··· DATA EXCERPT ···

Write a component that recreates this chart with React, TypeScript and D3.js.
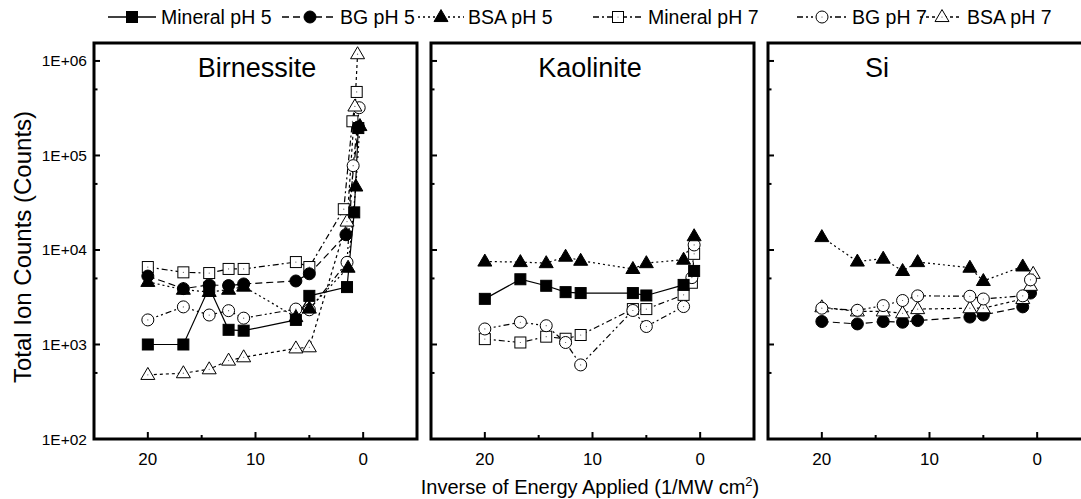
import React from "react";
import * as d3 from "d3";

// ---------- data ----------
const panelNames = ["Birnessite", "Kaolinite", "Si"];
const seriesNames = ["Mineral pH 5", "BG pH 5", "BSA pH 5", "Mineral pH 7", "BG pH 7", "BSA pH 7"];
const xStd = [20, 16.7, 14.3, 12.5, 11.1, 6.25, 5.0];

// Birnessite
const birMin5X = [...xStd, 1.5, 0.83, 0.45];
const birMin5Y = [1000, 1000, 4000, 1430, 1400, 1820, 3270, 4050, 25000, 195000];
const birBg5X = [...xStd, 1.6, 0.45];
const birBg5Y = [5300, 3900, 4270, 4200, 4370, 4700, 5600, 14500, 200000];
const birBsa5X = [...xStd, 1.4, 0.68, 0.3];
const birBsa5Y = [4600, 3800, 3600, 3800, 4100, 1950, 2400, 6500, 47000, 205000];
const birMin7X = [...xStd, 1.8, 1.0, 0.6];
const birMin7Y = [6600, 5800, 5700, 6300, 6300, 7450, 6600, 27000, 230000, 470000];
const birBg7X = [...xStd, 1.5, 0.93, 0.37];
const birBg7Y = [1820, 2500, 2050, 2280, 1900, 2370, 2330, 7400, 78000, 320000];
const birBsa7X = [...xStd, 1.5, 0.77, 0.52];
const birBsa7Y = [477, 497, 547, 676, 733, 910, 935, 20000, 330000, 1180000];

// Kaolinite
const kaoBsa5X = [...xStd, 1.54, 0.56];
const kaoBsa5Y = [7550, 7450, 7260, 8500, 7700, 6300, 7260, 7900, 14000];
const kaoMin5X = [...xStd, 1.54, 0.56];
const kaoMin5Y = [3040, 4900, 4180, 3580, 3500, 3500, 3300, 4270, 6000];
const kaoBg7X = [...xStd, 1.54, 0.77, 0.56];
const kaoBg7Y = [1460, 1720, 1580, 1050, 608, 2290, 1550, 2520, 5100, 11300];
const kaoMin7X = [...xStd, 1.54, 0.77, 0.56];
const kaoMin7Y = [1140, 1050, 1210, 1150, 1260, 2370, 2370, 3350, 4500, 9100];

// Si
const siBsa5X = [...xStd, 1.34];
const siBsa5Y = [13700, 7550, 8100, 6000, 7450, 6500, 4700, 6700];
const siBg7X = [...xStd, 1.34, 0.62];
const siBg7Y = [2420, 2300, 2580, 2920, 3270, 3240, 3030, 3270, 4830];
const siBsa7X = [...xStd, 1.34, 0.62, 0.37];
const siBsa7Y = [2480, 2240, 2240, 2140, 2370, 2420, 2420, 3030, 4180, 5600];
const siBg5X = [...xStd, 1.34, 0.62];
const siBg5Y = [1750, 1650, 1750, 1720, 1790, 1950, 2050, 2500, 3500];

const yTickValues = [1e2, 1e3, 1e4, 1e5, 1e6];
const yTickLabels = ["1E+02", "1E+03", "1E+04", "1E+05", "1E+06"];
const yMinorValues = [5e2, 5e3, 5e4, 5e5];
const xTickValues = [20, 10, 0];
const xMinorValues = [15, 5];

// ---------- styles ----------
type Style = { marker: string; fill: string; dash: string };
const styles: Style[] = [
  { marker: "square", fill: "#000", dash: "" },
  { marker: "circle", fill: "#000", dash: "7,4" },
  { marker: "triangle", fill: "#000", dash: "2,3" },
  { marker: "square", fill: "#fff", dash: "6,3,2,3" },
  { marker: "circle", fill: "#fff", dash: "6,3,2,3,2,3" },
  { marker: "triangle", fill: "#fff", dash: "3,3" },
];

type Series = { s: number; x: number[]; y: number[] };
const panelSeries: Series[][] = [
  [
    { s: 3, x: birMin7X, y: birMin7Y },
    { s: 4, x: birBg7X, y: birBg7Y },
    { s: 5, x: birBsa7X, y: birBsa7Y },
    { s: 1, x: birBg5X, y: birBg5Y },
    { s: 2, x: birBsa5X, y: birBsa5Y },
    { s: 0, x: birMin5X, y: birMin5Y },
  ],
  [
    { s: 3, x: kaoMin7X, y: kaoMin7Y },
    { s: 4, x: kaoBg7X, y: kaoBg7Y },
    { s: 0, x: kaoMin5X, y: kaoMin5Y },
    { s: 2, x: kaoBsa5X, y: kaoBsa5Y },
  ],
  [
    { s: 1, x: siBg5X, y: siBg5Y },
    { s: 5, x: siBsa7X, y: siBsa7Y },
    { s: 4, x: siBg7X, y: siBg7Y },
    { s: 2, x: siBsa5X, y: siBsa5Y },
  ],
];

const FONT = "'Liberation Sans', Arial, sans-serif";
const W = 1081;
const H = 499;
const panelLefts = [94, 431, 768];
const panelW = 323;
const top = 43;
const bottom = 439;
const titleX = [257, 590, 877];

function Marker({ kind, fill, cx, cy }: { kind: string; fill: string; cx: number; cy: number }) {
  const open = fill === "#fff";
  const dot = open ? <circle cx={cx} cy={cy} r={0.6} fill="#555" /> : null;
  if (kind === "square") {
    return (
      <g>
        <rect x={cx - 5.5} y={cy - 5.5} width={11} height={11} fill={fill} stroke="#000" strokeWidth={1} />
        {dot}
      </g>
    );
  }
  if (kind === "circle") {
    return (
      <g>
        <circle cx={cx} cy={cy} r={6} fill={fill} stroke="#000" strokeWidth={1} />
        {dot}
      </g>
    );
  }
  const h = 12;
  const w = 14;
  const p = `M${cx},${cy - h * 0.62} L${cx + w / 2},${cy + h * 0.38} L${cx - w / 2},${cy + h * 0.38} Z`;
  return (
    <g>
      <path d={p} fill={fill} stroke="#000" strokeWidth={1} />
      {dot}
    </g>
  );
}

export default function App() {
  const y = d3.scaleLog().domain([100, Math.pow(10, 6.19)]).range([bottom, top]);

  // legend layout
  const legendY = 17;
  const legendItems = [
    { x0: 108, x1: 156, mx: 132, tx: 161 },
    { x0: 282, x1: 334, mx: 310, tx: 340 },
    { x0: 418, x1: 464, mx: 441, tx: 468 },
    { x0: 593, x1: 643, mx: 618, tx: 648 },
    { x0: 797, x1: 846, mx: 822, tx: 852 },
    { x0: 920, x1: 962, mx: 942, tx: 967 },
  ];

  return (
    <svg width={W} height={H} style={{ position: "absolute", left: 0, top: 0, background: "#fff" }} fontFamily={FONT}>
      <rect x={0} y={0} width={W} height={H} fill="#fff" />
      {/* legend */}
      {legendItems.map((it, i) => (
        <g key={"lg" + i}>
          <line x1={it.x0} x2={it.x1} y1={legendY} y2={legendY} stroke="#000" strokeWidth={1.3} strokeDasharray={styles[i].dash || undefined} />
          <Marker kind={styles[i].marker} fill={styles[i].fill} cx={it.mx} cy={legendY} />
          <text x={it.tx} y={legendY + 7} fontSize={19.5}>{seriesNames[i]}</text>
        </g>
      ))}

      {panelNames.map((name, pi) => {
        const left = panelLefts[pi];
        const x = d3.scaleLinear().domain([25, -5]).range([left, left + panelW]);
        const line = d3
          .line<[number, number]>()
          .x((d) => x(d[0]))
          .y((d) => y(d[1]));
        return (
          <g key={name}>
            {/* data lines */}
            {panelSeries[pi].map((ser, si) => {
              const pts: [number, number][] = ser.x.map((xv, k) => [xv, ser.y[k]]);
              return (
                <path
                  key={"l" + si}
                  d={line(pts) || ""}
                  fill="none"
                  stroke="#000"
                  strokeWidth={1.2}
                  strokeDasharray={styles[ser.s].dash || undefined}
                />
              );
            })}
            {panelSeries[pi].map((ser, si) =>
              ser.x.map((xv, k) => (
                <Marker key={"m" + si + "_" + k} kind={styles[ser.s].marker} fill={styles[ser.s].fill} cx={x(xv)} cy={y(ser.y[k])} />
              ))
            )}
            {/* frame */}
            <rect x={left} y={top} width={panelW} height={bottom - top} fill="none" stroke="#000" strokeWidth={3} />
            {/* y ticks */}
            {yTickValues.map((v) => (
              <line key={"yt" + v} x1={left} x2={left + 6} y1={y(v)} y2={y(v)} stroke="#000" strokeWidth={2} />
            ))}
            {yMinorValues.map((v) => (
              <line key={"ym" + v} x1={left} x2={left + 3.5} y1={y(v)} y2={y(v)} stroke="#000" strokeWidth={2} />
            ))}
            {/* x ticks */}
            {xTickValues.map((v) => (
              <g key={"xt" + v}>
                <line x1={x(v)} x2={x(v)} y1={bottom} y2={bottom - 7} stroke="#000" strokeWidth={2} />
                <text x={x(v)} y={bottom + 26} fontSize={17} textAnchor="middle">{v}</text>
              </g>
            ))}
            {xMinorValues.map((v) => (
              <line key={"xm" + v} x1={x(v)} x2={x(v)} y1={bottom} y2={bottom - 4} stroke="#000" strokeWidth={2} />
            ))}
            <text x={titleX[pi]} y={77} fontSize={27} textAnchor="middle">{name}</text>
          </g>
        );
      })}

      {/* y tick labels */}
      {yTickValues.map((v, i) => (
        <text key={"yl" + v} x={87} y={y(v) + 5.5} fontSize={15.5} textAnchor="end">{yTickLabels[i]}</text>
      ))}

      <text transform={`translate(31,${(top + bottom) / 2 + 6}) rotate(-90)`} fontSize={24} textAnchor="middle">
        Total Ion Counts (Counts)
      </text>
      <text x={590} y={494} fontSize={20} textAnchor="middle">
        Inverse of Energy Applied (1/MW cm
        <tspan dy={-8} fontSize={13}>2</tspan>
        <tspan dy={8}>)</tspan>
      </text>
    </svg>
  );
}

···

WORK INSTRUCTIONS: Pictures are excluded: retype only the lines from the beginning of the listing above through the line with "3350, 4500, 9100];", both included.

SOLUTION FOR THIS EXERCISE:
Write a component that recreates this chart with React, TypeScript and D3.js.
import React from "react";
import * as d3 from "d3";

// ---------- data ----------
const panelNames = ["Birnessite", "Kaolinite", "Si"];
const seriesNames = ["Mineral pH 5", "BG pH 5", "BSA pH 5", "Mineral pH 7", "BG pH 7", "BSA pH 7"];
const xStd = [20, 16.7, 14.3, 12.5, 11.1, 6.25, 5.0];

// Birnessite
const birMin5X = [...xStd, 1.5, 0.83, 0.45];
const birMin5Y = [1000, 1000, 4000, 1430, 1400, 1820, 3270, 4050, 25000, 195000];
const birBg5X = [...xStd, 1.6, 0.45];
const birBg5Y = [5300, 3900, 4270, 4200, 4370, 4700, 5600, 14500, 200000];
const birBsa5X = [...xStd, 1.4, 0.68, 0.3];
const birBsa5Y = [4600, 3800, 3600, 3800, 4100, 1950, 2400, 6500, 47000, 205000];
const birMin7X = [...xStd, 1.8, 1.0, 0.6];
const birMin7Y = [6600, 5800, 5700, 6300, 6300, 7450, 6600, 27000, 230000, 470000];
const birBg7X = [...xStd, 1.5, 0.93, 0.37];
const birBg7Y = [1820, 2500, 2050, 2280, 1900, 2370, 2330, 7400, 78000, 320000];
const birBsa7X = [...xStd, 1.5, 0.77, 0.52];
const birBsa7Y = [477, 497, 547, 676, 733, 910, 935, 20000, 330000, 1180000];

// Kaolinite
const kaoBsa5X = [...xStd, 1.54, 0.56];
const kaoBsa5Y = [7550, 7450, 7260, 8500, 7700, 6300, 7260, 7900, 14000];
const kaoMin5X = [...xStd, 1.54, 0.56];
const kaoMin5Y = [3040, 4900, 4180, 3580, 3500, 3500, 3300, 4270, 6000];
const kaoBg7X = [...xStd, 1.54, 0.77, 0.56];
const kaoBg7Y = [1460, 1720, 1580, 1050, 608, 2290, 1550, 2520, 5100, 11300];
const kaoMin7X = [...xStd, 1.54, 0.77, 0.56];
const kaoMin7Y = [1140, 1050, 1210, 1150, 1260, 2370, 2370, 3350, 4500, 9100];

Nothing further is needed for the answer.